Sat, Oct 24, 2009 - Page 12 News List

More people expect property prices to fall in the next year

BLOOMBERG

An increasing number of Taiwanese are predicting that house prices will fall on speculation that the central bank will raise borrowing costs next year, the nation’s biggest real estate broker said.

Sinyi Realty Co (信義房屋) said 33 percent of people surveyed this month anticipate a fall in house prices in the next 12 months, compared with 28 percent in a July poll.

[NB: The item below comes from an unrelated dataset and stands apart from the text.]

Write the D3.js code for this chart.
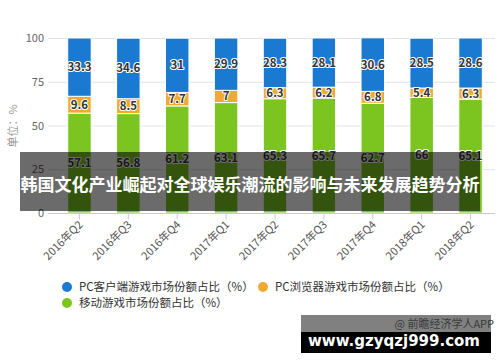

That’s the first increase since the fourth quarter of last year, when two-thirds foresaw a drop after Lehman Brothers Holdings Inc collapsed.

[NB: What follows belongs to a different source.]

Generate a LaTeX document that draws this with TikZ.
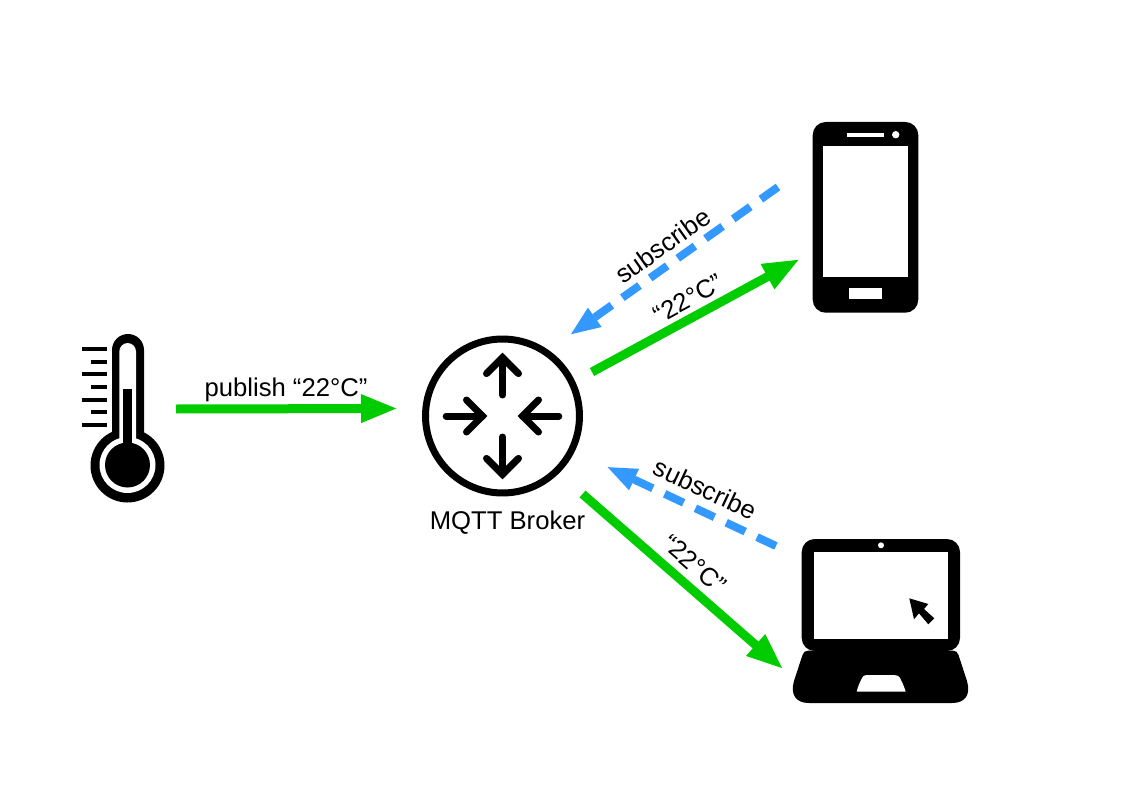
\documentclass[tikz,border=0pt]{standalone}
\usepackage{fontspec}
\setmainfont{Liberation Sans}
\usepackage{tikz}
\usetikzlibrary{arrows.meta, positioning}
\definecolor{pubgreen}{HTML}{00CC00}
\definecolor{subblue}{HTML}{3399FF}
\tikzstyle{label} = [font=\fontsize{14.6}{17}\selectfont, inner sep=2pt]
\tikzstyle{publine} = [pubgreen, line width=0.18cm, -{Triangle[length=0.74cm,width=0.52cm]}]
\tikzstyle{subline} = [subblue, line width=0.16cm, dash pattern=on 0.42cm off 0.26cm, -{Triangle[length=0.62cm,width=0.42cm]}]
\tikzstyle{router} = [circle, draw=black, line width=0.14cm, minimum size=3.08cm, inner sep=0pt, outer sep=0pt]
\tikzstyle{tick} = [line width=0.08cm]
\tikzstyle{routerarrow} = [line width=0.14cm, line cap=round, miter limit=10]
\begin{document}
\begin{tikzpicture}[x=0.02cm, y=-0.02cm]
    \useasboundingbox (0,0) rectangle (1123,794);

        % Broker
        \node (broker) [router] at (502.5,416) {};
        \node (brokerlabel) [label, below=0.28cm of broker, xshift=0.1cm] {MQTT Broker};
        \foreach \ang in {0,180} {
            \begin{scope}[shift={(broker.center)}, rotate=\ang]
                \draw [routerarrow] (0,21) -- (0,58.4);
                \draw [routerarrow] (-16,42.4) -- (0,58.4) -- (16,42.4);
            \end{scope}
        }
        \foreach \ang in {90,270} {
            \begin{scope}[shift={(broker.center)}, rotate=\ang]
                \draw [routerarrow] (0,56.3) -- (0,20);
                \draw [routerarrow] (-16,36) -- (0,20) -- (16,36);
            \end{scope}
        }

        % Thermometer
        \fill [rounded corners=0.32cm] (112,334) rectangle (144,470);
        \fill (127.5,465.5) circle [radius=37];
        \fill [white] (127.5,465) circle [radius=28];
        \fill [white, rounded corners=0.17cm] (119.3,343) rectangle (136,460);
        \fill (127.5,465) circle [radius=22.5];
        \fill (123.3,389) rectangle (132,460);
        \foreach \y/\x in {349/82.3, 361.7/90.7, 374.3/82.3, 387/90.7, 399.7/82.3, 412.3/90.7, 425.3/82.3}
            \draw [tick] (\x,\y) -- (106.7,\y);

        % Phone
        \fill [rounded corners=0.26cm] (812.7,122) rectangle (918.3,312.7);
        \fill [white] (823,146) rectangle (908.3,276.7);
        \fill [white] (847,133) rectangle (884,136.7);
        \fill [white] (895.7,134.7) circle [radius=3.7];
        \fill [white] (849,288.3) rectangle (882,299);

        % Laptop
        \fill [rounded corners=0.26cm] (801.7,539) rectangle (960,651);
        \fill (808,650.7) -- (953,650.7) .. controls (956,650.7) and (957.5,652) .. (958.5,655) -- (967,681) .. controls (971,695) and (965,703) .. (952,703) -- (809,703) .. controls (796,703) and (790,695) .. (794,681) -- (802.5,655) .. controls (803.5,652) and (805,650.7) .. (808,650.7) -- cycle;
        \fill [white] (814.3,551.7) rectangle (947.7,638.7);
        \fill [white] (881,545.3) circle [radius=3];
        \fill [white] (867,675) -- (894,675) .. controls (897,675) and (899,676) .. (900,678) .. controls (902,682) and (904,686) .. (905.7,691.7) -- (856.7,691.7) .. controls (858,686) and (860,682) .. (862,678) .. controls (863,676) and (864,675) .. (867,675) -- cycle;
        \fill (909.3,598.3) -- (928.3,604) -- (924,609) -- (934.3,618.3) -- (928.3,624.3) -- (919,613.3) -- (914,619.3) -- cycle;

        % Arrow ends
        \coordinate (thermoout) at (176,409);
        \coordinate (brokerwest) at (398,408.5);
        \coordinate (brokerne) at (592,372);
        \coordinate (phonein) at (800,259);
        \coordinate (phoneout) at (778,187);
        \coordinate (brokernein) at (569.5,335.3);
        \coordinate (brokerse) at (582.5,494);
        \coordinate (laptopin) at (783.5,669.3);
        \coordinate (laptopout) at (776,546);
        \coordinate (brokersein) at (606,466.4);

        % Arrows
        \draw [publine] (thermoout) -- node[label, above=-0.03cm, xshift=-0.02cm, black] {publish “22°C”} (brokerwest);
        \draw [publine] (brokerne) -- node[label, pos=0.505, sloped, above=0.03cm, black] {“22°C”} (phonein);
        \draw [subline] (phoneout) -- node[label, sloped, above=0.045cm, black] {subscribe} (brokernein);
        \draw [publine] (brokerse) -- node[label, pos=0.489, sloped, above=0.076cm, black] {“22°C”} (laptopin);
        \draw [subline] (laptopout) -- node[label, pos=0.47, sloped, above=0.1cm, black] {subscribe} (brokersein);

    \end{tikzpicture}
\end{document}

“Record-high property prices are fueled by low interest rates, and the desire to pursue value is particularly strong in a weak economy,” Wey Jang-jyh (魏彰志), a property analyst at Fubon Securities Co (富邦證券), said in a telephone interview yesterday. “It won’t last much longer, since the market expects the central bank to shift to a tightening monetary policy next year.”

Australia’s central bank raised its benchmark interest rate from a 49-year low on Oct. 6 and signaled further increases. The country was the first G20 nation to raise borrowing costs since the global financial crisis hit more than a year ago. Policymakers from India to South Korea are also considering exiting stimulus measures.

Taiwan’s central bank last month left borrowing costs unchanged after cutting the benchmark rate seven times since September last year to a record-low of 1.25 percent.